====== RECORDS ======
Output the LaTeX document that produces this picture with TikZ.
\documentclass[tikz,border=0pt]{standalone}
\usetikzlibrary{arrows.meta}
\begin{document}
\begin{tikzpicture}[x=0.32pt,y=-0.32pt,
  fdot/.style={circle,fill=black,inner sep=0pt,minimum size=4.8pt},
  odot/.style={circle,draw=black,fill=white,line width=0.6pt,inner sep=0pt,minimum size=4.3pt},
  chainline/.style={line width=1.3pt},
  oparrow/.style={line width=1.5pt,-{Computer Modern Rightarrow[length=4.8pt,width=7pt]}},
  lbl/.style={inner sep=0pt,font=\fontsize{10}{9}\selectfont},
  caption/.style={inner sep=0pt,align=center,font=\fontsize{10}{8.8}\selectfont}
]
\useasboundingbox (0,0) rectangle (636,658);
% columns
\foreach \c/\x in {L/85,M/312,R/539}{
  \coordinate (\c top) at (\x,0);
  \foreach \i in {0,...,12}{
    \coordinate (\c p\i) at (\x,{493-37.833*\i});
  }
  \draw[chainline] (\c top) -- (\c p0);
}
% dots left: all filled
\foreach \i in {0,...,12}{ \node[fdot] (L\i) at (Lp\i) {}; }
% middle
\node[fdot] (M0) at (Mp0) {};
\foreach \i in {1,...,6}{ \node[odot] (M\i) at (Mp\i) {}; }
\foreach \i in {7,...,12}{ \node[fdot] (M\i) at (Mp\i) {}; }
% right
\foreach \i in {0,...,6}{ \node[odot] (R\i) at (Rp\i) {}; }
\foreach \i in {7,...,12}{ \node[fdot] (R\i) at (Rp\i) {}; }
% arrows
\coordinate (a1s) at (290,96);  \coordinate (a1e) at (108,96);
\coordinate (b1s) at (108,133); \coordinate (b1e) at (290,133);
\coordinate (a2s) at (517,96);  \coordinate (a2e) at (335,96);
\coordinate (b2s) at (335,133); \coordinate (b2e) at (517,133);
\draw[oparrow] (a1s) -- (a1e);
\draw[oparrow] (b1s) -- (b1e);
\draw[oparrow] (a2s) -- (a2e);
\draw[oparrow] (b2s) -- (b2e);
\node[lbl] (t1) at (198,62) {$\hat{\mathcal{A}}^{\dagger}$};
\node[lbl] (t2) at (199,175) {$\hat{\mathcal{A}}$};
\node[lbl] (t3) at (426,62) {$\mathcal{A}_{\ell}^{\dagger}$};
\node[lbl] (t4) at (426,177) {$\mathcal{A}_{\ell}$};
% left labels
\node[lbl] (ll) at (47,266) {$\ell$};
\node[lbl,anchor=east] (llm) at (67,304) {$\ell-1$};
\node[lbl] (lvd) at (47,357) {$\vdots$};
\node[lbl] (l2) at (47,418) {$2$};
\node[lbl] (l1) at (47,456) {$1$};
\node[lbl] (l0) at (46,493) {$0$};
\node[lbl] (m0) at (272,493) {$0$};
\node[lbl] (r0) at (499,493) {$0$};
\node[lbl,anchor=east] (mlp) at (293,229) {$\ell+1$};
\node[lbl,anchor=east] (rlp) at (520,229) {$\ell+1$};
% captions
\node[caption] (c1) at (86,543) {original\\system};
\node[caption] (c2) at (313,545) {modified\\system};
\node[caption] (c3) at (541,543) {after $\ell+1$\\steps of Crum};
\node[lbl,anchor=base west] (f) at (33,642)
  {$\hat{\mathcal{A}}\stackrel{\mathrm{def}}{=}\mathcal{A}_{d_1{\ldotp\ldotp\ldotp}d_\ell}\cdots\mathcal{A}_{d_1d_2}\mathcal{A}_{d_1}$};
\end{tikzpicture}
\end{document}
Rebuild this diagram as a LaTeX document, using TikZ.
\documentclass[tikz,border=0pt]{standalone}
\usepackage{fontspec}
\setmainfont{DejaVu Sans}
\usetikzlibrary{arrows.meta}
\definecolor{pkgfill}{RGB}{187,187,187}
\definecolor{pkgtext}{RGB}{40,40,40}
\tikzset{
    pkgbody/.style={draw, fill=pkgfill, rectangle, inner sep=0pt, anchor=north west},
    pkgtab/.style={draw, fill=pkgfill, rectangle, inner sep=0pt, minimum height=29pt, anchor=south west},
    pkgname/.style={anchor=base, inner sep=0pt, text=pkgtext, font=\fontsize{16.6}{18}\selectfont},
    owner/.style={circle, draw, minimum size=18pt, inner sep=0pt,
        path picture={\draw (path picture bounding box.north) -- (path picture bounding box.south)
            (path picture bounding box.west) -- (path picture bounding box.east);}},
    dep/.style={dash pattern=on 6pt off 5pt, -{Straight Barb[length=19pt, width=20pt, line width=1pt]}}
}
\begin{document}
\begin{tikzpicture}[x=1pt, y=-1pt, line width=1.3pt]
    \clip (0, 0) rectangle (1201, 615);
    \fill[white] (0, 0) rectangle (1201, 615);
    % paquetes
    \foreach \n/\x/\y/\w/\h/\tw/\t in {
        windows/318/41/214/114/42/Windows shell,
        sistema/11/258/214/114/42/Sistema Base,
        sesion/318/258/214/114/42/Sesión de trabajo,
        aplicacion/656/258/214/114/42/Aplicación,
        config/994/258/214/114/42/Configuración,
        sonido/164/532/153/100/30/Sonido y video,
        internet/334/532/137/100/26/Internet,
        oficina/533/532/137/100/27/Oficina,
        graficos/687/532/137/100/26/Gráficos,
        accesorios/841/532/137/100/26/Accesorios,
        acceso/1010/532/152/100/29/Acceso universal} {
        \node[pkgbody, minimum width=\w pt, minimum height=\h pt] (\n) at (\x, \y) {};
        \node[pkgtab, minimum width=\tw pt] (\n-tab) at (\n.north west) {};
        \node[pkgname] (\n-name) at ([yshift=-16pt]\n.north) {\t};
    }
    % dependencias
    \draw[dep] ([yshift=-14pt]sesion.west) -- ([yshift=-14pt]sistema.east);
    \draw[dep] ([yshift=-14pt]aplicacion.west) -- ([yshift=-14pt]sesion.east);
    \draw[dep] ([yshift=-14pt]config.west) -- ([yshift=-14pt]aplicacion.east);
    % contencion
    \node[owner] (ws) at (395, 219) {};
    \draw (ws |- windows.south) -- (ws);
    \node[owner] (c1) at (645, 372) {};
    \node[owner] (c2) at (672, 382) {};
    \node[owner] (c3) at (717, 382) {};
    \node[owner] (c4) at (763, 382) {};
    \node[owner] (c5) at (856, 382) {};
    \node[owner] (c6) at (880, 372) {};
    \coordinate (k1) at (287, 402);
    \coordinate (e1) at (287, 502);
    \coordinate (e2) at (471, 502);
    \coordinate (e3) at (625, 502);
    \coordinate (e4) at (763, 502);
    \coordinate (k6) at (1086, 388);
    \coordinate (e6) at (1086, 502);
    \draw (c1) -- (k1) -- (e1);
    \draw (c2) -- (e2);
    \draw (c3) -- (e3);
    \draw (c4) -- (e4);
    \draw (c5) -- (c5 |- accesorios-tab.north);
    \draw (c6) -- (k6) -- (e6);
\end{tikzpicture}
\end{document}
======
====== RECORDS ======
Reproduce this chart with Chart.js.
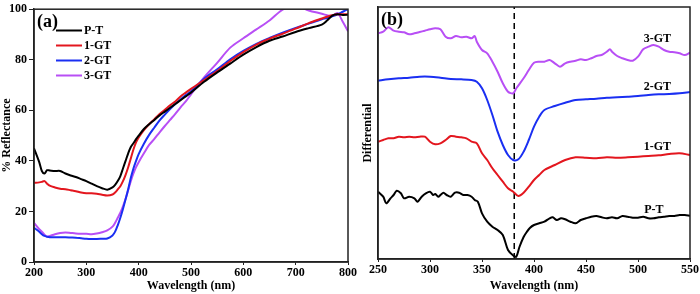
======
====== RECORDS ======
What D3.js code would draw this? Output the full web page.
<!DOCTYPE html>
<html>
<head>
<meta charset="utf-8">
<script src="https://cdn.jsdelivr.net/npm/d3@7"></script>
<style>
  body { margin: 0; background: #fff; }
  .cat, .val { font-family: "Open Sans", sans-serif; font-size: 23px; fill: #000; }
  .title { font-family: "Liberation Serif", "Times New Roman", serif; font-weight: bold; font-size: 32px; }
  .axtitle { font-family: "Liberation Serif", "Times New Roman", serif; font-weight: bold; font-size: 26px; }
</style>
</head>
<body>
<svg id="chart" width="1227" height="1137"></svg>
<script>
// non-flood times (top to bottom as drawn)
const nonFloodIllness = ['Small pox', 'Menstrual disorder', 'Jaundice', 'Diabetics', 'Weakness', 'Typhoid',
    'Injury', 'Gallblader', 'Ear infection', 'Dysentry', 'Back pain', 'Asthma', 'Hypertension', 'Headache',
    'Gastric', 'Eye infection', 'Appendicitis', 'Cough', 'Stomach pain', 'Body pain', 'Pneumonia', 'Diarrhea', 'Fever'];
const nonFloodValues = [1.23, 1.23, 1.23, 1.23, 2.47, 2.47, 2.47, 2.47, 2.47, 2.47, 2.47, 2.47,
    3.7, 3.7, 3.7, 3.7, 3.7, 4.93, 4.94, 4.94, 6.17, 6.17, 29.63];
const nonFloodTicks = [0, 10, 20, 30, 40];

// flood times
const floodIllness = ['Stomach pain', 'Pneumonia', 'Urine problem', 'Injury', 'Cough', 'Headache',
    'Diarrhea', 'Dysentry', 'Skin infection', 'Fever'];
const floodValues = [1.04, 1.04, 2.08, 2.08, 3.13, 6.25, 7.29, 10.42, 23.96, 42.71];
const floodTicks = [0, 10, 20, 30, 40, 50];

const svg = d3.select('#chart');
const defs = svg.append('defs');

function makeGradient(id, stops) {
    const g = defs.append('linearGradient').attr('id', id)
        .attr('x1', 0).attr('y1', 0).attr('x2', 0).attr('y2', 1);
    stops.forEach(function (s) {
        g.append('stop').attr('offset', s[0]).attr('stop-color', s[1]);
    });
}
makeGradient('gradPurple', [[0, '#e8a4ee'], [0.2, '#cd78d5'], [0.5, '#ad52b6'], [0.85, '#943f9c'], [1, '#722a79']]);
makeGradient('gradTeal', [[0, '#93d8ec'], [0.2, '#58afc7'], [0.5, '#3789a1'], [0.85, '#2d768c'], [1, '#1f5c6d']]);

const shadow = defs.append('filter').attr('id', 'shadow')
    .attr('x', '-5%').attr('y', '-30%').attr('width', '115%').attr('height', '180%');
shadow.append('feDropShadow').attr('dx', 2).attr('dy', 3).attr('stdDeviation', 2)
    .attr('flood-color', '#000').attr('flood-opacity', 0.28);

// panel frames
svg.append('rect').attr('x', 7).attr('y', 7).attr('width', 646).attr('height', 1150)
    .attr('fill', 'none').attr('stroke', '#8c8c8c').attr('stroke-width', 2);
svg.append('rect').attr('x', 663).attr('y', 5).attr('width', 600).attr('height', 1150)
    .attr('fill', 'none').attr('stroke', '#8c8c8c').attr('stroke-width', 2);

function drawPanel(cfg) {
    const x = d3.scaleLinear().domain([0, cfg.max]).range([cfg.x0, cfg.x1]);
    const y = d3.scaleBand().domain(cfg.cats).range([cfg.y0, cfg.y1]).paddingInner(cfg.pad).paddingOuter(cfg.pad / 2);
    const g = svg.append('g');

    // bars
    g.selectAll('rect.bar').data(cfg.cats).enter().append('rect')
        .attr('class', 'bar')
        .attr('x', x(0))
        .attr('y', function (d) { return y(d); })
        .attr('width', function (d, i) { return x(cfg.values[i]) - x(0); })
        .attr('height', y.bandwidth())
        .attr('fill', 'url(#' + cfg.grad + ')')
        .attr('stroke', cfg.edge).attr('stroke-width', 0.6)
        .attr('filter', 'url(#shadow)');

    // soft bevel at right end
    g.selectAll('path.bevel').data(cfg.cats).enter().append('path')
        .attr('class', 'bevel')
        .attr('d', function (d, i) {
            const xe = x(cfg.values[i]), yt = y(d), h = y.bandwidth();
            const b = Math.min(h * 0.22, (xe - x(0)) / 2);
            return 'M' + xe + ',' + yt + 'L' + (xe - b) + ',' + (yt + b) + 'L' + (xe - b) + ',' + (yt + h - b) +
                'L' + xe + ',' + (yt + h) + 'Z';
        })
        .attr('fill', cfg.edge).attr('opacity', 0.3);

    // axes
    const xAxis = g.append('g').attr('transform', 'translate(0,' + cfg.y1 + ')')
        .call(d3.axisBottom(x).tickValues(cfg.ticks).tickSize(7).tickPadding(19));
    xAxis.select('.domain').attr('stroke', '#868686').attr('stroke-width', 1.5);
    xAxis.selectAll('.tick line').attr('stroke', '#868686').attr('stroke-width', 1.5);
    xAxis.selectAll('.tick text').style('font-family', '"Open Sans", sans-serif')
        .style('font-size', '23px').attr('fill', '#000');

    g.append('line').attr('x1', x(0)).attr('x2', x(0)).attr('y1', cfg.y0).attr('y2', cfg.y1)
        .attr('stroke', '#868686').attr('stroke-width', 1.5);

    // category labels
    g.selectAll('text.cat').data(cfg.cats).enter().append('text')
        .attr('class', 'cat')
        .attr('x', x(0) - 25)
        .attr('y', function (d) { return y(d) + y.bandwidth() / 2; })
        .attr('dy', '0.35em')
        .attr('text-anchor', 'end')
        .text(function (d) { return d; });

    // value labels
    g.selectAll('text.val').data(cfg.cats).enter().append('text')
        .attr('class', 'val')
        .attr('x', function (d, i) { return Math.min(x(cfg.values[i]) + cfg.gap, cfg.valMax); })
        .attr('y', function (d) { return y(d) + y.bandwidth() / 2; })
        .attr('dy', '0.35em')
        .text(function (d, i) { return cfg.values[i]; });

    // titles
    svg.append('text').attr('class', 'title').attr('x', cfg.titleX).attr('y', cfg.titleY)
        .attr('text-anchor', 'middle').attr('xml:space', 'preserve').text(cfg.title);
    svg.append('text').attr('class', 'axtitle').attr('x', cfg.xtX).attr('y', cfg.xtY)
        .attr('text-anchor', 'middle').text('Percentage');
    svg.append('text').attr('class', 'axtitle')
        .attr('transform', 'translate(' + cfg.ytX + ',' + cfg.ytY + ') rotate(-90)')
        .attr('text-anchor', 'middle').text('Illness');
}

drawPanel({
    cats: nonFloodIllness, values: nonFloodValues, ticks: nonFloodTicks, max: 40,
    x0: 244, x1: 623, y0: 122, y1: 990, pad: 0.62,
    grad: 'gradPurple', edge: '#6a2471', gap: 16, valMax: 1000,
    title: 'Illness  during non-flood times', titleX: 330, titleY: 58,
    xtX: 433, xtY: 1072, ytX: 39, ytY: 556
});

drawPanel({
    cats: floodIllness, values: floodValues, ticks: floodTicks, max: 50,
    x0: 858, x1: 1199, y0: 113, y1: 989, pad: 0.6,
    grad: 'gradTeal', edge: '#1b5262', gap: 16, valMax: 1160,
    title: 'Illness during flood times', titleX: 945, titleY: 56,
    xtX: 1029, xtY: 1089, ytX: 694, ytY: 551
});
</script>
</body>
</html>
======
*SET PROBLEM:*
Extract exactly and only these lines: the line containing "What D3.js code", the line containing "const nonFloodTicks = [0, 10, 20, 30, 40];", and every line between them.

*RESULT:*
What D3.js code would draw this? Output the full web page.
<!DOCTYPE html>
<html>
<head>
<meta charset="utf-8">
<script src="https://cdn.jsdelivr.net/npm/d3@7"></script>
<style>
  body { margin: 0; background: #fff; }
  .cat, .val { font-family: "Open Sans", sans-serif; font-size: 23px; fill: #000; }
  .title { font-family: "Liberation Serif", "Times New Roman", serif; font-weight: bold; font-size: 32px; }
  .axtitle { font-family: "Liberation Serif", "Times New Roman", serif; font-weight: bold; font-size: 26px; }
</style>
</head>
<body>
<svg id="chart" width="1227" height="1137"></svg>
<script>
// non-flood times (top to bottom as drawn)
const nonFloodIllness = ['Small pox', 'Menstrual disorder', 'Jaundice', 'Diabetics', 'Weakness', 'Typhoid',
    'Injury', 'Gallblader', 'Ear infection', 'Dysentry', 'Back pain', 'Asthma', 'Hypertension', 'Headache',
    'Gastric', 'Eye infection', 'Appendicitis', 'Cough', 'Stomach pain', 'Body pain', 'Pneumonia', 'Diarrhea', 'Fever'];
const nonFloodValues = [1.23, 1.23, 1.23, 1.23, 2.47, 2.47, 2.47, 2.47, 2.47, 2.47, 2.47, 2.47,
    3.7, 3.7, 3.7, 3.7, 3.7, 4.93, 4.94, 4.94, 6.17, 6.17, 29.63];
const nonFloodTicks = [0, 10, 20, 30, 40];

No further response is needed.